◆ **Exercise**: Return each line of the data below verbatim; pictures are to be left out.

━━━━━━━━━━━━━━━━

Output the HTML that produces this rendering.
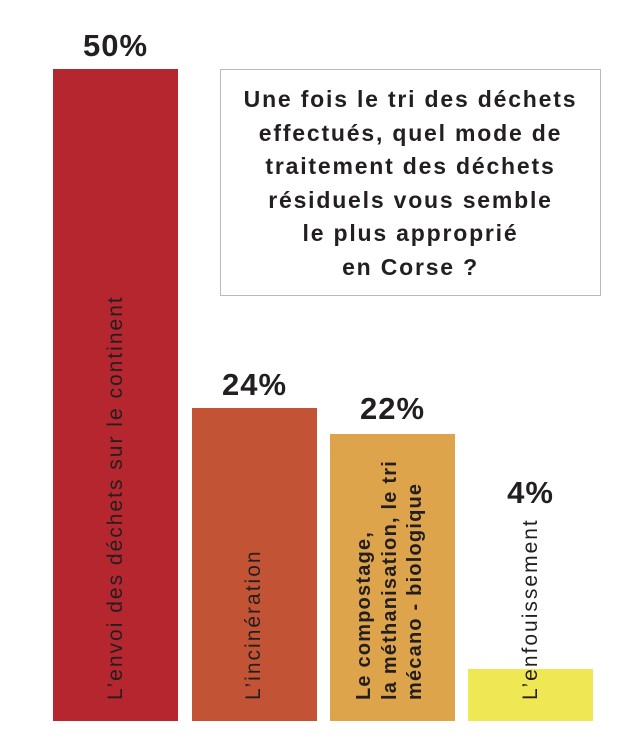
<!DOCTYPE html>
<html><head><meta charset="utf-8"><style>
body{margin:0;width:635px;height:756px;background:#fff;position:relative;overflow:hidden;font-family:"Liberation Sans","DejaVu Sans",sans-serif;color:#231f20}
.bar{position:absolute;bottom:35px;width:125px}
.pct{position:absolute;width:125px;text-align:center;font-weight:bold;font-size:31px;letter-spacing:1px}
.lab{position:absolute;transform:rotate(-90deg);transform-origin:0 0;white-space:nowrap;font-size:21px;letter-spacing:2px;line-height:24px}
.box{position:absolute;left:220px;top:69px;width:381px;height:227px;border:1.5px solid #bbb;box-sizing:border-box;text-align:center;font-weight:bold;font-size:23px;letter-spacing:1.8px;line-height:33.5px;padding-top:13px;white-space:nowrap}
</style></head><body>
<div class="bar" style="left:53px;top:69px;background:#b5262f"></div>
<div class="bar" style="left:192px;top:408px;background:#c35335"></div>
<div class="bar" style="left:330px;top:434px;background:#dea44c"></div>
<div class="bar" style="left:468px;top:669px;background:#efe854"></div>
<div class="pct" style="left:53px;top:28px">50%</div>
<div class="pct" style="left:192px;top:367px">24%</div>
<div class="pct" style="left:330px;top:391px">22%</div>
<div class="pct" style="left:468px;top:475px">4%</div>
<div class="lab" style="left:104px;top:700px">L’envoi des déchets sur le continent</div>
<div class="lab" style="left:242px;top:700px">L’incinération</div>
<div class="lab" style="left:352px;top:700px;font-weight:bold;font-size:20px;letter-spacing:1.2px;line-height:25.5px">Le compostage,<br>la méthanisation, le tri<br>mécano - biologique</div>
<div class="lab" style="left:519px;top:700px">L’enfouissement</div>
<div class="box">Une fois le tri des déchets<br>effectués, quel mode de<br>traitement des déchets<br>résiduels vous semble<br>le plus approprié<br>en Corse ?</div>
</body></html>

━━━━━━━━━━━━━━━━

◆ **Task output**:
Output the HTML that produces this rendering.
<!DOCTYPE html>
<html><head><meta charset="utf-8"><style>
body{margin:0;width:635px;height:756px;background:#fff;position:relative;overflow:hidden;font-family:"Liberation Sans","DejaVu Sans",sans-serif;color:#231f20}
.bar{position:absolute;bottom:35px;width:125px}
.pct{position:absolute;width:125px;text-align:center;font-weight:bold;font-size:31px;letter-spacing:1px}
.lab{position:absolute;transform:rotate(-90deg);transform-origin:0 0;white-space:nowrap;font-size:21px;letter-spacing:2px;line-height:24px}
.box{position:absolute;left:220px;top:69px;width:381px;height:227px;border:1.5px solid #bbb;box-sizing:border-box;text-align:center;font-weight:bold;font-size:23px;letter-spacing:1.8px;line-height:33.5px;padding-top:13px;white-space:nowrap}
</style></head><body>
<div class="bar" style="left:53px;top:69px;background:#b5262f"></div>
<div class="bar" style="left:192px;top:408px;background:#c35335"></div>
<div class="bar" style="left:330px;top:434px;background:#dea44c"></div>
<div class="bar" style="left:468px;top:669px;background:#efe854"></div>
<div class="pct" style="left:53px;top:28px">50%</div>
<div class="pct" style="left:192px;top:367px">24%</div>
<div class="pct" style="left:330px;top:391px">22%</div>
<div class="pct" style="left:468px;top:475px">4%</div>
<div class="lab" style="left:104px;top:700px">L’envoi des déchets sur le continent</div>
<div class="lab" style="left:242px;top:700px">L’incinération</div>
<div class="lab" style="left:352px;top:700px;font-weight:bold;font-size:20px;letter-spacing:1.2px;line-height:25.5px">Le compostage,<br>la méthanisation, le tri<br>mécano - biologique</div>
<div class="lab" style="left:519px;top:700px">L’enfouissement</div>
<div class="box">Une fois le tri des déchets<br>effectués, quel mode de<br>traitement des déchets<br>résiduels vous semble<br>le plus approprié<br>en Corse ?</div>
</body></html>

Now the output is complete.